KERBEROS Authentication With HDFS Impersonation

hive.hdfs.authentication.type=KERBEROS_IMPERSONATION
hive.hdfs.presto.principal=presto@EXAMPLE.COM
hive.hdfs.presto.keytab=/etc/presto/hdfs.keytab

When using Kerberos authentication with impersonation, Presto impersonates the user who is running the query when accessing HDFS. The principal specified by the hive.hdfs.presto.principal property must be allowed to impersonate this user, as discussed in the section Impersonation in Hadoop. Presto authenticates hive.hdfs.presto.principal using the keytab specified by hive.hdfs.presto.keytab.

Keytab files must be distributed to every node in the cluster that runs Presto.

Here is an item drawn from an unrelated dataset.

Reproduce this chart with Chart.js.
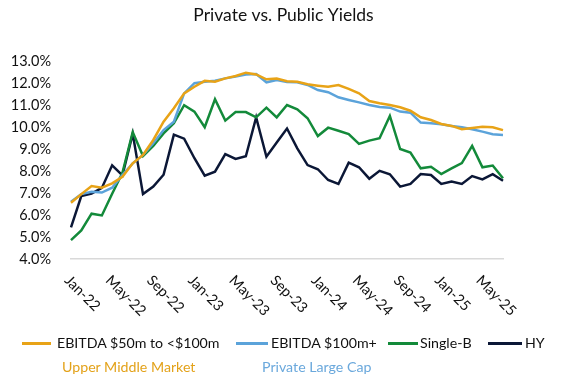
<!DOCTYPE html>
<html>
<head>
<meta charset="utf-8">
<script src="https://cdn.jsdelivr.net/npm/chart.js@4.4.1/dist/chart.umd.min.js"></script>
<style>
  html, body { margin: 0; padding: 0; background: #ffffff; }
  #wrap { position: relative; width: 567px; height: 390px; font-family: Lato, "Open Sans", sans-serif; }
  #c { position: absolute; left: 0; top: 0; }
  .lg { position: absolute; font-size: 14.2px; color: #111; white-space: nowrap; line-height: 18px; }
  .ln { position: absolute; height: 2.5px; }
  .sub { position: absolute; font-size: 14.2px; white-space: nowrap; line-height: 18px; }
</style>
</head>
<body>
<div id="wrap">
  <canvas id="c" width="567" height="390"></canvas>
  <div class="ln" style="left:22px;top:342px;width:29px;background:#E8A317"></div>
  <div class="lg" style="left:57px;top:334px">EBITDA $50m to &lt;$100m</div>
  <div class="ln" style="left:236px;top:342px;width:32px;background:#5BA3DA"></div>
  <div class="lg" style="left:271px;top:334px">EBITDA $100m+</div>
  <div class="ln" style="left:388px;top:342px;width:30px;background:#138A3A"></div>
  <div class="lg" style="left:420px;top:334px">Single-B</div>
  <div class="ln" style="left:488px;top:342px;width:34px;background:#0B1736"></div>
  <div class="lg" style="left:525px;top:334px">HY</div>
  <div class="sub" style="left:62px;top:358px;color:#E3A21A">Upper Middle Market</div>
  <div class="sub" style="left:262px;top:358px;color:#6AA8DC">Private Large Cap</div>
</div>
<script>
const categories = ['Jan-22','Feb-22','Mar-22','Apr-22','May-22','Jun-22','Jul-22','Aug-22','Sep-22','Oct-22','Nov-22','Dec-22',
  'Jan-23','Feb-23','Mar-23','Apr-23','May-23','Jun-23','Jul-23','Aug-23','Sep-23','Oct-23','Nov-23','Dec-23',
  'Jan-24','Feb-24','Mar-24','Apr-24','May-24','Jun-24','Jul-24','Aug-24','Sep-24','Oct-24','Nov-24','Dec-24',
  'Jan-25','Feb-25','Mar-25','Apr-25','May-25','Jun-25','Jul-25'];
const tickLabels = ['Jan-22','May-22','Sep-22','Jan-23','May-23','Sep-23','Jan-24','May-24','Sep-24','Jan-25','May-25'];
const yTicks = [4,5,6,7,8,9,10,11,12,13];

const upperMiddle = [6.56,6.95,7.32,7.24,7.44,7.74,8.35,8.73,9.41,10.24,10.85,11.53,11.83,12.10,12.06,12.21,12.32,12.47,12.39,12.17,12.20,12.08,
  12.06,11.94,11.88,11.83,11.91,11.73,11.53,11.18,11.08,11.00,10.90,10.74,10.44,10.32,10.14,10.05,9.90,9.95,10.01,9.99,9.86];
const largeCap = [6.60,6.95,7.06,7.02,7.24,7.82,8.35,8.73,9.26,9.86,10.24,11.53,11.99,12.06,12.10,12.21,12.29,12.39,12.41,12.03,12.14,12.05,
  12.03,11.91,11.68,11.58,11.35,11.23,11.12,11.00,10.91,10.88,10.70,10.65,10.20,10.17,10.12,10.05,9.99,9.90,9.79,9.67,9.64];
const singleB = [4.86,5.30,6.06,5.98,6.97,7.92,9.77,8.68,9.14,9.71,10.17,10.99,10.70,9.99,11.26,10.29,10.68,10.68,10.44,10.88,10.44,11.00,
  10.80,10.40,9.59,9.97,9.83,9.68,9.23,9.38,9.49,10.50,9.00,8.84,8.12,8.19,7.86,8.12,8.36,9.14,8.17,8.25,7.67];
const hy = [5.44,6.86,6.97,7.23,8.26,7.80,9.70,6.95,7.29,7.83,9.65,9.47,8.58,7.79,7.97,8.77,8.55,8.67,10.44,8.65,9.30,9.93,
  9.03,8.27,8.08,7.59,7.41,8.38,8.17,7.65,8.01,7.85,7.29,7.41,7.86,7.82,7.41,7.52,7.41,7.77,7.62,7.86,7.56];

const FONT = 'Lato, "Open Sans", sans-serif';

const rotatedXLabels = {
  id: 'rotatedXLabels',
  afterDraw(chart) {
    const x = chart.scales.x;
    const ctx = chart.ctx;
    ctx.save();
    ctx.font = '14.5px ' + FONT;
    ctx.fillStyle = '#111';
    ctx.textAlign = 'left';
    ctx.textBaseline = 'middle';
    tickLabels.forEach(lbl => {
      const px = x.getPixelForValue(categories.indexOf(lbl));
      ctx.save();
      ctx.translate(px - 4, x.bottom + 19);
      ctx.rotate(Math.PI / 4);
      ctx.fillText(lbl, 0, 0);
      ctx.restore();
    });
    ctx.restore();
  }
};

const mk = (label, data, color) => ({
  label, data, borderColor: color, backgroundColor: color,
  borderWidth: 2.5, pointRadius: 0, tension: 0, fill: false
});

new Chart(document.getElementById('c'), {
  type: 'line',
  data: {
    labels: categories,
    datasets: [
      mk('EBITDA $50m to <$100m', upperMiddle, '#E8A317'),
      mk('EBITDA $100m+', largeCap, '#5BA3DA'),
      mk('Single-B', singleB, '#138A3A'),
      mk('HY', hy, '#0B1736')
    ]
  },
  options: {
    responsive: false,
    animation: false,
    layout: { padding: { top: 0, left: 0, right: 0, bottom: 131 } },
    plugins: {
      legend: { display: false },
      tooltip: { enabled: false },
      title: {
        display: true,
        text: 'Private vs. Public Yields',
        color: '#111',
        font: { family: FONT, size: 17.5, weight: 'normal' },
        padding: { top: 5, bottom: 35 }
      }
    },
    scales: {
      x: {
        type: 'category',
        offset: false,
        grid: { display: false, drawTicks: false },
        border: { display: true, color: '#d9d9d9', width: 1.5 },
        ticks: { display: false },
        afterFit: s => { s.height = 0; }
      },
      y: {
        min: 4, max: 13,
        grid: { display: false, drawTicks: false },
        border: { display: false },
        afterFit: s => { s.width = 71; },
        afterBuildTicks: s => { s.ticks = yTicks.map(v => ({ value: v })); },
        ticks: {
          padding: 20,
          color: '#111',
          font: { family: FONT, size: 14.5 },
          callback: v => v.toFixed(1) + '%'
        }
      },
      yRight: {
        position: 'right',
        min: 4, max: 13,
        grid: { display: false, drawTicks: false },
        border: { display: false },
        ticks: { display: false },
        afterFit: s => { s.width = 64; }
      }
    }
  },
  plugins: [rotatedXLabels]
});
</script>
</body>
</html>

Additional information on keytab files.

Impersonation Accessing the Hive Metastore

Presto does not currently support impersonating the end user when accessing the Hive metastore.

Impersonation in Hadoop

In order to use SIMPLE authentication with HDFS impersonation or KERBEROS Authentication With HDFS Impersonation, the Hadoop cluster must be configured to allow the user or principal that Presto is running as to impersonate the users who log in to Presto. Impersonation in Hadoop is configured in the file core-site.xml. A complete description of the configuration options can be found in the Hadoop documentation.

Additional Information About Keytab Files

Keytab files contain encryption keys that are used to authenticate principals to the Kerberos KDC. These encryption keys must be stored securely; you should take the same precautions to protect them that you would to protect ssh private keys.

In particular, access to keytab files should be limited to the accounts that actually need to use them to authenticate. In practice, this is the user that the Presto process runs as. The ownership and permissions on keytab files should be set to prevent other users from reading or modifying the files.

Keytab files need to be distributed to every node running Presto. Under common deployment situations, the Hive connector configuration will be the same on all nodes. This means that the keytab needs to be in the same location on every node.

You should ensure that the keytab files have the correct permissions on every node after distributing them.